Material provided:
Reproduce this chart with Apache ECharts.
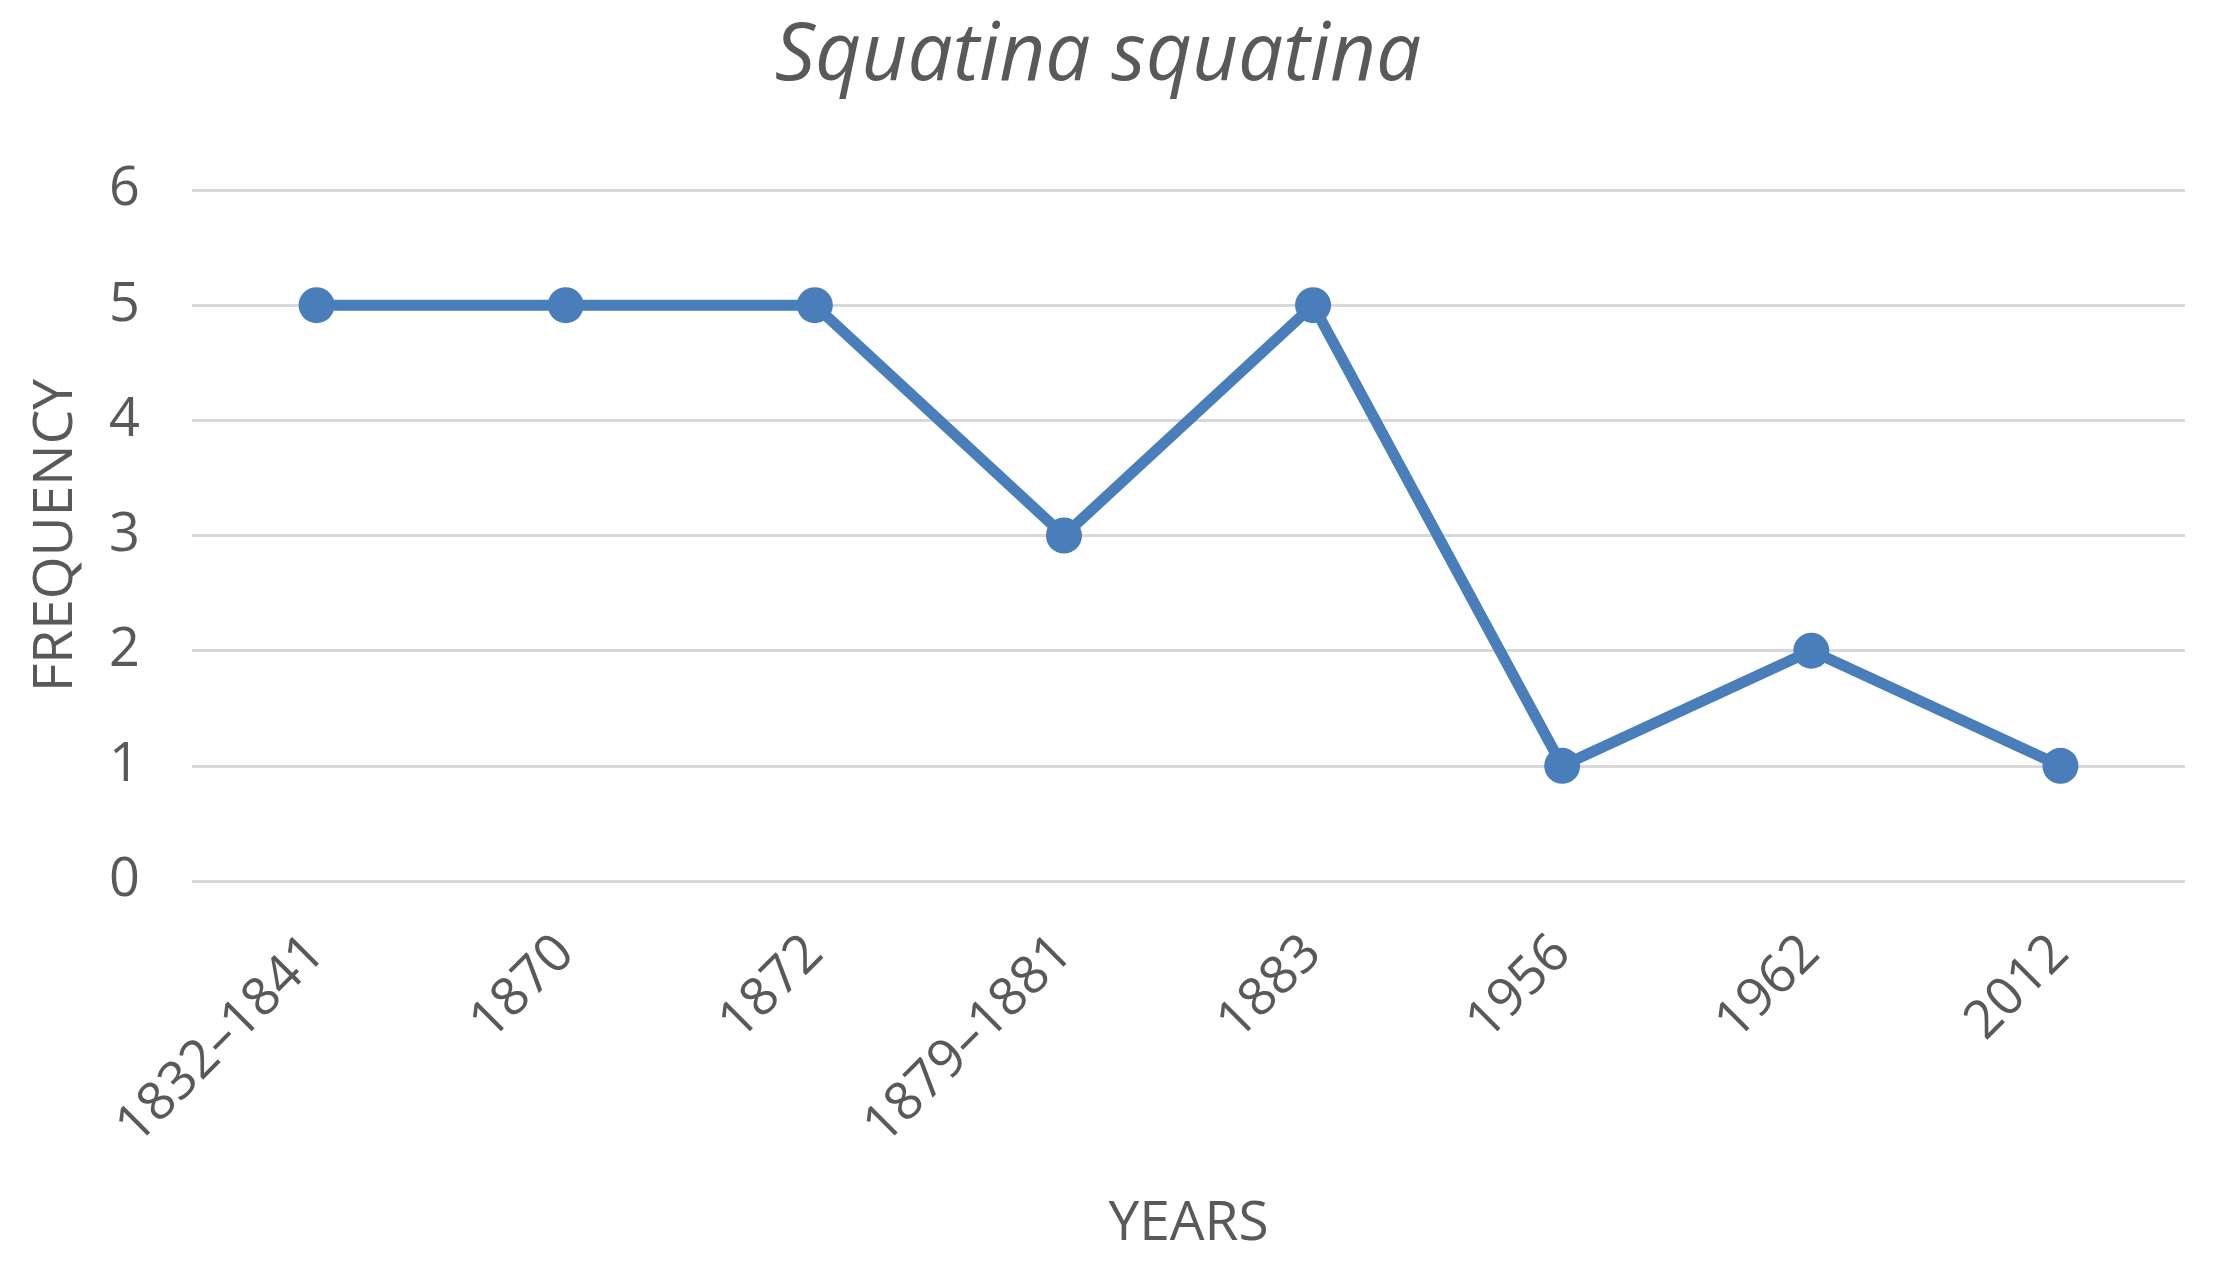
<!DOCTYPE html>
<html>
<head>
<meta charset="utf-8">
<title>Squatina squatina</title>
<script src="https://cdn.jsdelivr.net/npm/echarts@6/dist/echarts.min.js"></script>
<style>
  html, body { margin: 0; padding: 0; background: #fff; }
  #chart { width: 2233px; height: 1269px; }
</style>
</head>
<body>
<div id="chart"></div>
<script>
// data
var years = ['1832–1841', '1870', '1872', '1879–1881', '1883', '1956', '1962', '2012'];
var frequency = [5, 5, 5, 3, 5, 1, 2, 1];
var yTicks = { min: 0, max: 6, interval: 1 };

var textColor = '#595959';
var lineColor = '#4a7ebb';
var font = '"Open Sans", "Noto Sans", sans-serif';

var chart = echarts.init(document.getElementById('chart'));

chart.setOption({
  backgroundColor: '#ffffff',
  animation: false,
  title: {
    text: 'Squatina squatina',
    left: 1093,
    top: 12,
    textAlign: 'center',
    textStyle: {
      fontFamily: font,
      fontStyle: 'italic',
      fontWeight: 'normal',
      fontSize: 80,
      color: textColor
    }
  },
  grid: {
    left: 192,
    right: 48,
    top: 190,
    bottom: 388
  },
  xAxis: {
    type: 'category',
    data: years,
    boundaryGap: true,
    name: 'YEARS',
    nameLocation: 'middle',
    nameGap: 316,
    nameTextStyle: { fontFamily: font, fontSize: 55, color: textColor },
    axisLine: { show: false },
    axisTick: { show: false },
    axisLabel: {
      rotate: 45,
      margin: 64,
      interval: 0,
      fontFamily: font,
      fontSize: 53,
      color: textColor
    }
  },
  yAxis: {
    type: 'value',
    min: yTicks.min,
    max: yTicks.max,
    interval: yTicks.interval,
    name: 'FREQUENCY',
    nameLocation: 'middle',
    nameRotate: 90,
    nameGap: 108,
    nameTextStyle: { fontFamily: font, fontSize: 55, color: textColor },
    axisLine: { show: false },
    axisTick: { show: false },
    axisLabel: {
      margin: 52,
      fontFamily: font,
      fontSize: 54,
      color: textColor
    },
    splitLine: { lineStyle: { color: '#d9d9d9', width: 3 } }
  },
  series: [{
    name: 'Squatina squatina',
    type: 'line',
    data: frequency,
    symbol: 'circle',
    symbolSize: 36,
    lineStyle: { color: lineColor, width: 11 },
    itemStyle: { color: lineColor }
  }]
});
</script>
</body>
</html>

Direction:
Write out each line of the data exactly; the images should be left out.

Exercise solution:
Reproduce this chart with Apache ECharts.
<!DOCTYPE html>
<html>
<head>
<meta charset="utf-8">
<title>Squatina squatina</title>
<script src="https://cdn.jsdelivr.net/npm/echarts@6/dist/echarts.min.js"></script>
<style>
  html, body { margin: 0; padding: 0; background: #fff; }
  #chart { width: 2233px; height: 1269px; }
</style>
</head>
<body>
<div id="chart"></div>
<script>
// data
var years = ['1832–1841', '1870', '1872', '1879–1881', '1883', '1956', '1962', '2012'];
var frequency = [5, 5, 5, 3, 5, 1, 2, 1];
var yTicks = { min: 0, max: 6, interval: 1 };

var textColor = '#595959';
var lineColor = '#4a7ebb';
var font = '"Open Sans", "Noto Sans", sans-serif';

var chart = echarts.init(document.getElementById('chart'));

chart.setOption({
  backgroundColor: '#ffffff',
  animation: false,
  title: {
    text: 'Squatina squatina',
    left: 1093,
    top: 12,
    textAlign: 'center',
    textStyle: {
      fontFamily: font,
      fontStyle: 'italic',
      fontWeight: 'normal',
      fontSize: 80,
      color: textColor
    }
  },
  grid: {
    left: 192,
    right: 48,
    top: 190,
    bottom: 388
  },
  xAxis: {
    type: 'category',
    data: years,
    boundaryGap: true,
    name: 'YEARS',
    nameLocation: 'middle',
    nameGap: 316,
    nameTextStyle: { fontFamily: font, fontSize: 55, color: textColor },
    axisLine: { show: false },
    axisTick: { show: false },
    axisLabel: {
      rotate: 45,
      margin: 64,
      interval: 0,
      fontFamily: font,
      fontSize: 53,
      color: textColor
    }
  },
  yAxis: {
    type: 'value',
    min: yTicks.min,
    max: yTicks.max,
    interval: yTicks.interval,
    name: 'FREQUENCY',
    nameLocation: 'middle',
    nameRotate: 90,
    nameGap: 108,
    nameTextStyle: { fontFamily: font, fontSize: 55, color: textColor },
    axisLine: { show: false },
    axisTick: { show: false },
    axisLabel: {
      margin: 52,
      fontFamily: font,
      fontSize: 54,
      color: textColor
    },
    splitLine: { lineStyle: { color: '#d9d9d9', width: 3 } }
  },
  series: [{
    name: 'Squatina squatina',
    type: 'line',
    data: frequency,
    symbol: 'circle',
    symbolSize: 36,
    lineStyle: { color: lineColor, width: 11 },
    itemStyle: { color: lineColor }
  }]
});
</script>
</body>
</html>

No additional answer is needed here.